|ZFIN ID: ZDB-PUB-200403-131|
Profound effects of glucocorticoid resistance on anxiety-related behavior in zebrafish adults but not in larvae
Sireeni, J., Bakker, N., Jaikumar, G., Obdam, D., Slabbekoorn, H., Tudorache, C., Schaaf, M.
|Source:||General and comparative endocrinology 292: 113461 (Journal)|
|Registered Authors:||Schaaf, Marcel J. M.|
|Keywords:||Anxiety, Behavior, Depression, Glucocorticoid receptor, Glucocorticoids, Zebrafish|
|PubMed:||32194047 Full text @ Gen. Comp. Endocrinol.|
Sireeni, J., Bakker, N., Jaikumar, G., Obdam, D., Slabbekoorn, H., Tudorache, C., Schaaf, M. (2020) Profound effects of glucocorticoid resistance on anxiety-related behavior in zebrafish adults but not in larvae. General and comparative endocrinology. 292:113461.

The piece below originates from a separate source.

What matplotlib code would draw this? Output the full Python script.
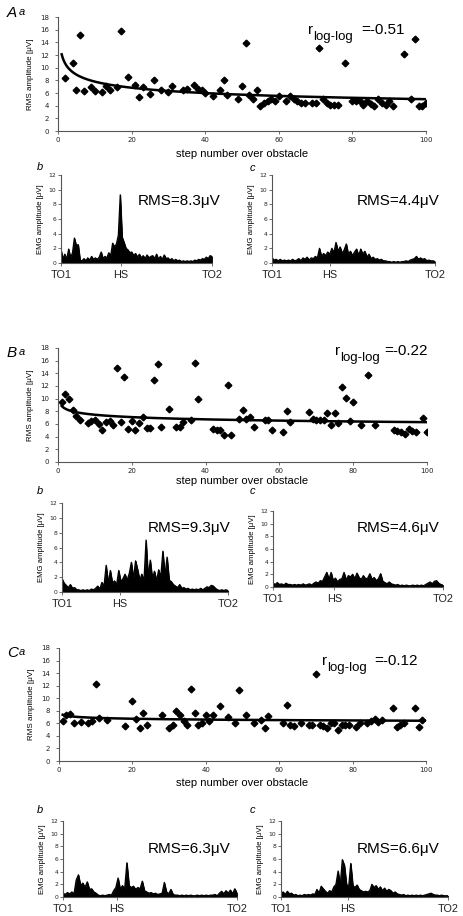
import numpy as np
import matplotlib
matplotlib.use("Agg")
import matplotlib.pyplot as plt

plt.rcParams['font.family'] = ['Liberation Sans', 'DejaVu Sans']

W, H = 463, 916

# ---------------- data ----------------
A_step = [2,4,5,6,7,9,10,12,13,14,16,17,19,21,22,23,25,26,28,30,31,34,35,37,38,39,40,42,44,45,46,49,50,51,52,53,54,55,56,57,58,59,60,62,63,64,65,66,67,69,70,71,72,73,74,75,76,78,80,81,82,83,84,85,86,87,88,89,90,91,94,96,97,98,99,100]
A_rms = [8.4,10.8,6.5,15.2,6.3,6.9,6.3,6.1,7.1,6.4,7.0,15.8,8.5,7.3,5.3,7.0,5.8,8.0,6.4,6.1,7.1,6.4,6.7,7.3,6.6,6.5,6.0,5.6,6.4,8.0,5.7,5.1,7.1,13.9,5.7,5.0,6.4,4.0,4.4,4.8,5.1,4.7,5.5,4.8,5.6,5.0,4.7,4.4,4.4,4.5,4.4,13.1,5.1,4.5,4.1,4.1,4.1,10.7,4.8,4.7,4.8,4.1,4.8,4.3,4.0,5.0,4.5,4.1,4.7,4.0,12.1,5.1,14.6,4.0,3.9,4.4]

B_step = [1,2,3,4,5,6,8,9,10,11,12,13,14,15,16,17,18,19,20,21,22,23,24,25,26,27,28,30,32,33,34,36,37,38,42,43,44,45,46,47,49,50,51,52,53,56,57,58,61,62,63,68,69,70,71,72,73,74,75,76,77,78,79,80,82,84,86,91,92,93,94,95,96,97,99,100]
B_rms = [9.4,10.7,9.9,8.2,7.2,6.6,6.1,6.4,6.6,6.0,5.0,6.3,6.4,5.9,14.9,6.3,13.5,5.2,6.5,5.1,6.2,7.1,5.4,5.3,12.9,15.5,5.5,8.3,5.6,5.6,6.3,6.7,15.6,10.0,5.2,5.1,5.0,4.3,12.2,4.2,6.8,8.2,6.8,7.1,5.5,6.7,6.7,5.1,4.7,8.1,6.3,7.9,6.8,6.7,6.7,6.7,7.8,5.9,7.8,6.2,11.9,10.1,6.4,9.4,5.8,13.8,5.8,5.1,4.9,4.7,4.5,5.2,4.9,4.7,6.9,4.7]

C_step = [1,2,3,4,6,8,9,10,11,13,18,20,21,22,23,24,28,30,31,32,33,34,35,36,37,38,39,40,41,42,44,46,48,49,51,53,55,56,57,61,62,63,64,66,68,69,70,71,72,73,74,75,76,77,78,79,81,82,84,85,86,87,88,91,92,93,94,97,98,99]
C_rms = [6.3,7.4,7.5,6.1,6.2,6.1,6.3,12.2,6.9,6.6,5.6,9.5,6.7,5.2,7.7,5.7,7.3,5.2,5.7,7.9,7.3,6.3,5.8,11.5,7.7,5.7,6.1,7.3,6.3,7.3,8.8,7.0,6.0,11.3,7.4,6.0,6.6,5.3,7.1,6.0,8.9,5.8,5.5,6.1,5.8,5.8,13.9,5.8,5.5,5.3,6.1,6.1,4.9,5.8,5.8,5.8,5.4,6.1,6.1,6.3,6.7,6.2,6.6,8.5,5.4,5.8,6.0,8.4,5.4,6.5]

r_text = ["=-0.51", "=-0.22", "=-0.12"]

# EMG envelopes (µV), evenly sampled from TO1 to TO2
A_b = [1.8,0.6,1.2,0.5, 1.9,0.7,1.4,3.4, 2.4,2.5,0.4,0.3, 0.6,0.3,0.7,0.4, 0.9,0.5,0.7,0.5,
       0.8,1.5,0.6,0.9, 0.7,1.4,1.0,2.7, 2.2,2.6,3.8,9.3, 3.5,2.8,2.0,1.8, 1.4,1.5,1.0,1.3,
       0.8,1.2,0.7,1.0, 0.6,1.1,0.7,0.9, 1.0,0.6,1.2,0.5, 0.9,0.5,1.1,0.6, 0.7,0.4,0.6,0.3,
       0.5,0.3,0.4,0.2, 0.3,0.2,0.3,0.2, 0.3,0.2,0.4,0.3, 0.5,0.4,0.6,0.5, 0.8,0.6,1.0,0.9]
A_c = [0.7,0.4,0.5,0.3, 0.5,0.3,0.4,0.3, 0.4,0.3,0.5,0.3, 0.4,0.6,0.3,0.7, 0.5,0.8,0.4,0.7,
       0.6,0.9,0.7,2.0, 0.9,1.3,1.0,1.5, 1.2,2.0,1.4,2.8, 1.6,2.2,1.3,1.8, 2.6,1.2,1.6,1.0,
       1.5,1.9,1.0,1.9, 1.2,1.6,0.8,1.2, 0.6,0.8,0.5,0.6, 0.4,0.5,0.3,0.3, 0.2,0.2,0.1,0.2,
       0.1,0.2,0.1,0.2, 0.2,0.3,0.2,0.4, 0.5,0.6,0.9,0.5, 0.7,0.5,0.6,0.3, 0.4,0.3,0.3,0.2]
B_b = [1.8,1.2,0.9,0.6, 1.0,0.5,0.6,0.3, 0.3,0.2,0.3,0.2, 0.3,0.2,0.4,0.3, 0.5,0.8,0.4,1.3,
       0.8,3.6,1.2,2.9, 1.2,1.5,1.0,2.9, 1.4,1.8,2.4,1.6, 2.5,4.0,1.8,4.2, 3.0,1.6,2.4,1.5,
       7.0,2.0,4.3,1.8, 2.8,1.5,3.0,2.0, 5.5,2.2,4.7,1.6, 1.4,1.0,0.8,0.6, 1.0,0.5,0.6,0.4,
       0.5,0.3,0.4,0.3, 0.4,0.3,0.5,0.3, 0.5,0.7,0.6,0.9, 0.8,0.5,0.3,0.2, 0.3,0.2,0.3,0.2]
B_c = [0.6,0.4,0.7,0.4, 0.5,0.3,0.6,0.4, 0.4,0.3,0.4,0.3, 0.4,0.3,0.5,0.3, 0.4,0.5,0.3,0.6,
       0.8,0.6,1.0,0.9, 1.6,2.3,1.2,2.3, 1.0,1.4,0.8,1.2, 1.3,2.3,1.1,1.8, 1.6,2.0,1.3,2.2,
       1.5,1.2,1.8,1.3, 1.4,2.1,1.2,1.5, 1.0,1.3,2.1,0.9, 0.7,0.5,0.8,0.5, 0.4,0.3,0.4,0.2,
       0.3,0.2,0.3,0.2, 0.2,0.3,0.2,0.3, 0.2,0.3,0.2,0.4, 0.6,0.8,0.5,0.9, 1.0,0.6,0.4,0.3]
C_b = [0.6,0.4,0.7,0.5, 0.8,0.5,2.7,3.5, 1.8,2.2,1.5,2.4, 1.2,1.3,0.8,0.6, 0.3,0.2,0.3,0.2,
       0.3,0.4,0.3,1.0, 1.5,3.0,1.2,1.8, 1.3,5.4,1.8,1.5, 1.7,1.2,1.5,1.3, 2.5,1.0,0.8,0.6,
       0.7,0.5,0.6,0.4, 0.5,0.6,2.3,0.8, 0.5,1.2,0.4,0.3, 0.3,0.2,0.3,0.2, 0.3,0.2,0.3,0.2,
       0.2,0.3,0.2,0.3, 0.2,0.3,0.2,0.3, 0.3,0.4,0.2,0.6, 0.9,0.5,1.0,0.6, 1.1,0.5,1.3,0.6]
C_c = [0.5,0.8,0.4,0.9, 0.5,0.6,0.3,0.4, 0.2,0.3,0.2,0.4, 0.3,0.4,0.3,0.5, 0.4,1.2,0.6,1.7,
       1.3,0.9,0.6,1.0, 0.8,1.6,2.0,4.1, 1.8,5.9,5.0,2.0, 1.6,5.3,1.8,1.5, 1.9,1.2,1.0,0.8,
       0.9,0.8,1.0,2.0, 1.5,1.8,1.2,1.6, 1.0,1.4,0.9,1.2, 1.0,0.6,0.8,0.5, 0.4,0.3,0.4,0.2,
       0.3,0.2,0.3,0.2, 0.3,0.2,0.3,0.2, 0.3,0.4,0.5,0.6, 0.4,0.3,0.3,0.2, 0.3,0.2,0.2,0.2]

rms_b = ["RMS=8.3\u03bcV", "RMS=9.3\u03bcV", "RMS=6.3\u03bcV"]
rms_c = ["RMS=4.4\u03bcV", "RMS=4.6\u03bcV", "RMS=6.6\u03bcV"]
hs_b = [0.395, 0.35, 0.31]
hs_c = [0.356, 0.36, 0.40]
emg_ticks = [0, 2, 4, 6, 8, 10, 12]
main_ticks_y = [0, 2, 4, 6, 8, 10, 12, 14, 16, 18]
main_ticks_x = [0, 20, 40, 60, 80, 100]

# ---------------- layout ----------------
fig = plt.figure(figsize=(W / 100, H / 100), dpi=100)
fig.patch.set_facecolor('white')

def add_ax(l, r, t, b):
    return fig.add_axes([l / W, 1 - b / H, (r - l) / W, (b - t) / H])

def ftext(x, y, s, **kw):
    fig.text(x / W, 1 - y / H, s, **kw)

AXC = '#555555'

def style(ax):
    for s in ['top', 'right']:
        ax.spines[s].set_visible(False)
    for s in ['left', 'bottom']:
        ax.spines[s].set_color(AXC)
        ax.spines[s].set_linewidth(0.8)
    ax.tick_params(colors=AXC, labelcolor='#222222', width=0.6)

main_boxes = [(58, 426, 17, 131), (58, 427, 348, 462), (59, 426, 648, 761)]
b_boxes = [(61, 212, 175, 263), (62, 228, 503, 592), (63, 237, 821, 897)]
c_boxes = [(272, 435, 175, 263), (273, 443, 511, 587), (281, 448, 821, 897)]
steps = [A_step, B_step, C_step]
rmsv = [A_rms, B_rms, C_rms]
b_env = [A_b, B_b, C_b]
c_env = [A_c, B_c, C_c]
letters = ["A", "B", "C"]
letter_pos = [(7, 17), (7, 357), (7, 657)]
r_pos = [(308, 34), (335, 355), (322, 665)]
r_eq = [53, 49, 52]
xl_y = [157, 484, 786]
bc_lab = [(170, 171), (494, 494), (813, 813)]
rms_y = [205, 532, 853]

for k in range(3):
    ax = add_ax(*main_boxes[k])
    style(ax)
    x = np.array(steps[k], float)
    y = np.array(rmsv[k], float)
    ax.plot(x, y, linestyle='none', marker='D', ms=3.4, color='black', mec='black')
    # power-law (log-log) trendline fitted to the data
    bcoef, acoef = np.polyfit(np.log(x), np.log(y), 1)
    xf = np.linspace(1, 100, 300)
    ax.plot(xf, np.exp(acoef) * xf ** bcoef, color='black', lw=1.8)
    ax.set_xlim(0, 100)
    ax.set_ylim(0, 18)
    ax.set_yticks(main_ticks_y)
    ax.set_xticks(main_ticks_x)
    ax.tick_params(axis='both', labelsize=5, length=2.5)
    ax.tick_params(axis='x', pad=2)
    ax.tick_params(axis='y', pad=4)
    for lab in ax.get_xticklabels() + ax.get_yticklabels():
        lab.set_family('DejaVu Sans')
    ax.set_ylabel("RMS amplitude [\u03bcV]", fontsize=5.8, labelpad=4)
    ftext(242, xl_y[k], "step number over obstacle", fontsize=8, ha='center', va='baseline')
    lx, ly = letter_pos[k]
    ftext(lx, ly, letters[k], fontsize=11, style='italic', va='baseline')
    ftext(lx + 12, ly - 2, "a", fontsize=8, style='italic', va='baseline')
    rx, ry = r_pos[k]
    ftext(rx, ry, "r", fontsize=11, va='baseline')
    ftext(rx + 5, ry + 6, "log-log", fontsize=9.5, va='baseline')
    ftext(rx + r_eq[k], ry, r_text[k], fontsize=11, va='baseline')

    for side, boxes, envs, hs, rt, lab in [('b', b_boxes, b_env, hs_b, rms_b, 'b'),
                                            ('c', c_boxes, c_env, hs_c, rms_c, 'c')]:
        l, r, t, bt = boxes[k]
        ex = add_ax(l, r, t, bt)
        style(ex)
        env = np.array(envs[k], float)
        xs = np.linspace(0, 1, len(env))
        ex.fill_between(xs, 0, env, color='black', lw=0.6)
        ex.plot(xs, env, color='black', lw=0.9)
        ex.set_xlim(0, 1)
        ex.set_ylim(0, 12)
        ex.set_yticks(emg_ticks)
        ex.set_xticks([0, hs[k], 1])
        ex.set_xticklabels(["TO1", "HS", "TO2"])
        ex.tick_params(axis='y', labelsize=4.3, length=2, pad=1.5)
        ex.tick_params(axis='x', labelsize=7.8, length=2, pad=3)
        for tl in ex.get_yticklabels():
            tl.set_family('DejaVu Sans')
        ex.set_ylabel("EMG amplitude [\u03bcV]", fontsize=5.6, labelpad=3)
        yy = bc_lab[k][0] if side == 'b' else bc_lab[k][1]
        xx = 37 if side == 'b' else 250
        ftext(xx, yy, lab, fontsize=8, style='italic', va='baseline')
        rx0 = 148 if side == 'b' else 357
        if k == 0 and side == 'b':
            rx0 = 138
        ftext(rx0, rms_y[k], rt[k], fontsize=11, va='baseline')

fig.savefig("out.png", dpi=100, facecolor='white')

ABSTRACTPreviously, adult zebrafish with a mutation in the gene encoding the glucocorticoid receptor (Gr) were demonstrated to display anxiety- and depression-like behavior that could be reversed by treatment with antidepressant drugs, suggesting that this model system could be applied to study novel therapeutic strategies against depression. Subsequent studies with zebrafish larvae from this grs357 line and a different gr mutant have not confirmed these effects. To investigate this discrepancy, we have analyzed the anxiety-like behavior in 5 dpf grs357 larvae using a dark/tapping stimulus test and a light/dark preference test. In addition, grs357 adult fish were subjected to an open field test. The results showed that in larvae the mutation mainly affected general locomotor activity (decreased velocity in the dark/tapping stimulus test, increased velocity in the light/dark preference test). However, parameters considered specific readouts for anxiety-like behavior (response to dark/tapping stimulus, time spent in dark zone) were not altered by the mutation. In adults, the mutants displayed a profound increase in anxiety-like behavior (time spent in outer zone in open field test), besides changes in locomotor activity (decreased velocity, increased angular velocity and freezing time). We conclude that the neuronal circuitry involved in anxiety- and depression-like behavior is largely affected by deficient Gr signaling in adult fish but not in larvae, indicating that this circuitry only fully develops after the larval stages in zebrafish. This makes the zebrafish an interesting model to study the ontology of anxiety- and depression-related pathology which results from deficient glucocorticoid signaling.